- [Goal]:
Transcribe every line from the top down to the line with "import pandas as pd", both ends included, but not the pictures.

- [Material]:
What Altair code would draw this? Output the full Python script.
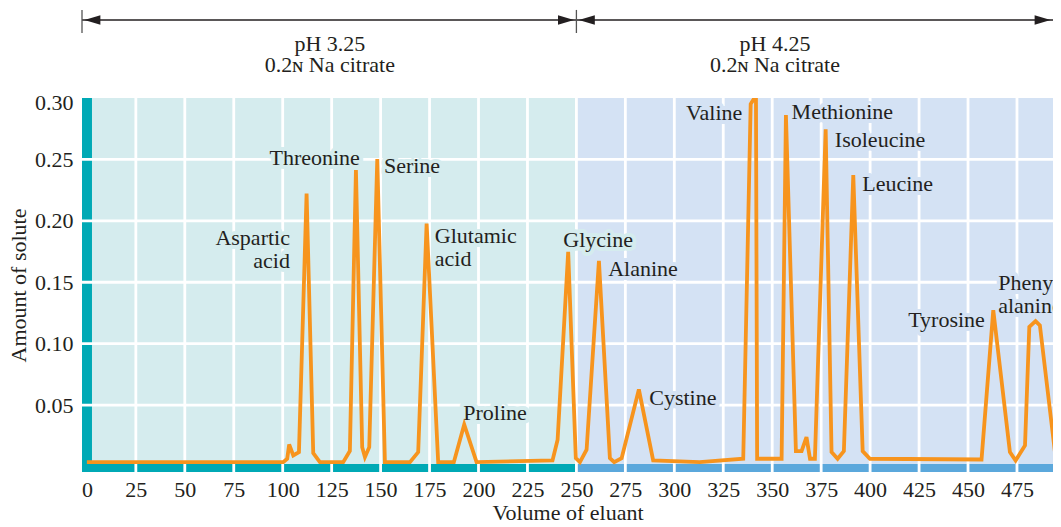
import altair as alt
import pandas as pd

# ---------------- data ----------------
volume = [0, 100.3, 102.3, 103.3, 105.4, 108.3, 112.2, 115.6, 119.0, 130.9,
          134.3, 137.4, 140.6, 142.0, 144.2, 148.3, 152.2, 165.0, 169.2, 173.5,
          179.4, 187.4, 192.7, 199.0, 237.8, 240.4, 245.8, 249.7, 251.8, 255.2,
          261.5, 267.1, 269.3, 273.1, 281.9, 289.2, 313.0, 335.2, 339.0, 341.7,
          342.3, 354.8, 357.0, 362.1, 365.0, 367.5, 369.3, 371.8, 377.3, 380.3,
          383.4, 386.6, 391.4, 396.2, 399.9, 456.9, 462.9, 471.4, 474.3, 479.1,
          481.3, 484.5, 486.7, 494.7, 497.5]
amount = [0.0035, 0.0035, 0.0063, 0.0179, 0.0090, 0.0117, 0.2223, 0.0108, 0.0035, 0.0035,
          0.0127, 0.2413, 0.0157, 0.0076, 0.0157, 0.2503, 0.0035, 0.0035, 0.0117, 0.1978,
          0.0035, 0.0035, 0.0342, 0.0035, 0.0049, 0.0218, 0.1747, 0.0068, 0.0035, 0.0136,
          0.1674, 0.0068, 0.0035, 0.0068, 0.0628, 0.0049, 0.0035, 0.0063, 0.2951, 0.3020,
          0.0063, 0.0063, 0.2861, 0.0125, 0.0125, 0.0239, 0.0063, 0.0063, 0.2745, 0.0117,
          0.0063, 0.0125, 0.2372, 0.0125, 0.0063, 0.0057, 0.1272, 0.0117, 0.0049, 0.0171,
          0.1136, 0.1184, 0.1149, 0.0076, 0.0063]

label_text = ["Aspartic\nacid", "Threonine", "Serine", "Glutamic\nacid", "Proline",
              "Glycine", "Alanine", "Cystine", "Valine", "Methionine", "Isoleucine",
              "Leucine", "Tyrosine", "Phenyl-\nalanine"]
label_x = [103.7, 139.4, 151.7, 177.7, 192.2, 243.3, 266.2, 287.2,
           334.7, 359.9, 382.0, 396.0, 458.6, 465.4]
label_y = [0.1859, 0.2511, 0.2445, 0.1875, 0.0432, 0.1842, 0.1606,
           0.0557, 0.2880, 0.2883, 0.2658, 0.2296, 0.1196, 0.1492]
label_side = ["right", "right", "left", "left", "left", "left", "left",
              "left", "right", "left", "left", "left", "right", "left"]

phase_names = ["pH 3.25", "pH 4.25"]
phase_buffers = ["0.2ɴ Na citrate", "0.2ɴ Na citrate"]
phase_start = [-2.5, 250.0]
phase_end = [250.0, 493.4]
phase_label_x = [124.1, 351.4]

x_ticks = list(range(0, 500, 25))
y_ticks = [0.05, 0.10, 0.15, 0.20, 0.25, 0.30]

# ---------------- styling ----------------
FONT = "Liberation Serif"
FS = 22
INK = "#231f20"
BG = ["#d5ecee", "#d4e2f4"]
BAR = ["#00a9b5", "#5ba8dc"]
ORANGE = "#f7941d"

X_MIN, X_MAX = -2.5, 493.4
Y_MIN, Y_MAX = -0.0045, 0.30
xs = alt.Scale(domain=[X_MIN, X_MAX], nice=False, zero=False)
ys = alt.Scale(domain=[Y_MIN, Y_MAX], nice=False, zero=False)

ax_x = alt.Axis(values=x_ticks, title="Volume of eluant", grid=False, domain=False,
                ticks=False, labelFont=FONT, labelFontSize=FS, labelColor=INK,
                labelPadding=7, labelFlush=False, labelOverlap=False,
                titleFont=FONT, titleFontSize=FS, titleFontWeight="normal",
                titleColor=INK, titlePadding=2)
ax_y = alt.Axis(values=y_ticks, format=".2f", title="Amount of solute", grid=False,
                domain=False, ticks=False, labelFont=FONT, labelFontSize=FS,
                labelColor=INK, labelPadding=9, labelFlush=False, labelOverlap=False,
                labelOffset={"condition": {"test": "datum.value >= 0.29", "value": 4},
                             "value": 0},
                titleFont=FONT, titleFontSize=FS, titleFontWeight="normal",
                titleColor=INK, titlePadding=4)

trace = pd.DataFrame({"volume": volume, "amount": amount})
labels = pd.DataFrame({"text": label_text, "x": label_x, "y": label_y, "side": label_side})
phases = pd.DataFrame({"phase": phase_names, "buffer": phase_buffers,
                       "start": phase_start, "end": phase_end, "lx": phase_label_x,
                       "bg": BG, "bar": BAR})
phases["ylo"] = Y_MIN
phases["yhi"] = Y_MAX
phases["bartop"] = 0.002
phases["lbend"] = 2.6
phases["arrow_y"] = 0.3635
phases["tick_lo"] = 0.3529
phases["tick_hi"] = 0.3717
phases["tfirst"] = 0.3440


def X(f):
    return alt.X(f, scale=xs, axis=ax_x)


def Y(f):
    return alt.Y(f, scale=ys, axis=ax_y)


# background panels
bg = alt.Chart(phases).mark_rect().encode(
    x=X("start:Q"), x2="end:Q", y=Y("ylo:Q"), y2="yhi:Q",
    color=alt.Color("bg:N", scale=None),
)
bottom_bar = alt.Chart(phases).mark_rect().encode(
    x=X("start:Q"), x2="end:Q", y=Y("ylo:Q"), y2="bartop:Q",
    color=alt.Color("bar:N", scale=None),
)
left_bar = alt.Chart(phases).transform_filter("datum.start < 0").mark_rect(color=BAR[0]).encode(
    x=X("start:Q"), x2="lbend:Q", y=Y("ylo:Q"), y2="yhi:Q",
)

vgrid = alt.Chart(pd.DataFrame({"g": x_ticks[1:]})).mark_rule(color="white", strokeWidth=2.8).encode(
    x=X("g:Q"))
hgrid = alt.Chart(pd.DataFrame({"g": y_ticks[:-1]})).mark_rule(color="white", strokeWidth=2.8).encode(
    y=Y("g:Q"))


def label_layer(side, halo):
    props = dict(font=FONT, fontSize=FS, align=side, baseline="middle", clip=True,
                 lineBreak="\n", lineHeight=23)
    base = alt.Chart(labels).transform_filter(f"datum.side == '{side}'").transform_calculate(
        halo=f"datum.x < 250 ? '{BG[0]}' : '{BG[1]}'")
    if halo:
        return base.mark_text(strokeWidth=8, strokeJoin="round", **props).encode(
            x=X("x:Q"), y=Y("y:Q"), text="text:N",
            fill=alt.Fill("halo:N", scale=None), stroke=alt.Stroke("halo:N", scale=None))
    return base.mark_text(color=INK, **props).encode(x=X("x:Q"), y=Y("y:Q"), text="text:N")


line = alt.Chart(trace).mark_line(color=ORANGE, strokeWidth=3.8, clip=True).encode(
    x=X("volume:Q"), y=Y("amount:Q"))

# phase arrows above the plot
arrow_line = alt.Chart(phases).mark_rule(color=INK, strokeWidth=1.6).encode(
    x=X("start:Q"), x2="end:Q", y=Y("arrow_y:Q"))
arrow_ticks = alt.Chart(phases).mark_rule(color="#555555", strokeWidth=1.3).encode(
    x=X("start:Q"), y=Y("tick_lo:Q"), y2="tick_hi:Q")
head_left = alt.Chart(phases).mark_point(
    shape="M0.3,0L2.3,-0.6L2.3,0.6Z", size=256, filled=True, opacity=1, color=INK).encode(
    x=X("start:Q"), y=Y("arrow_y:Q"))
head_right = alt.Chart(phases).mark_point(
    shape="M-0.3,0L-2.3,-0.6L-2.3,0.6Z", size=256, filled=True, opacity=1, color=INK).encode(
    x=X("end:Q"), y=Y("arrow_y:Q"))
phase_text = alt.Chart(phases).transform_calculate(
    full="datum.phase + '\\n' + datum.buffer").mark_text(
    font=FONT, fontSize=FS, color=INK, baseline="middle", lineBreak="\n", lineHeight=21).encode(
    x=X("lx:Q"), y=Y("tfirst:Q"), text="full:N")

chart = alt.layer(
    bg, bottom_bar, left_bar, vgrid, hgrid,
    label_layer("left", True), label_layer("right", True),
    line,
    label_layer("left", False), label_layer("right", False),
    arrow_line, arrow_ticks, head_left, head_right, phase_text,
).properties(
    width=971, height=374, autosize="none",
    padding={"left": 74, "top": 90, "right": 0, "bottom": 54},
).configure_view(stroke=None)

chart.save("out.html", embed_options={"renderer": "svg", "actions": False})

- [Output of the task]:
What Altair code would draw this? Output the full Python script.
import altair as alt
import pandas as pd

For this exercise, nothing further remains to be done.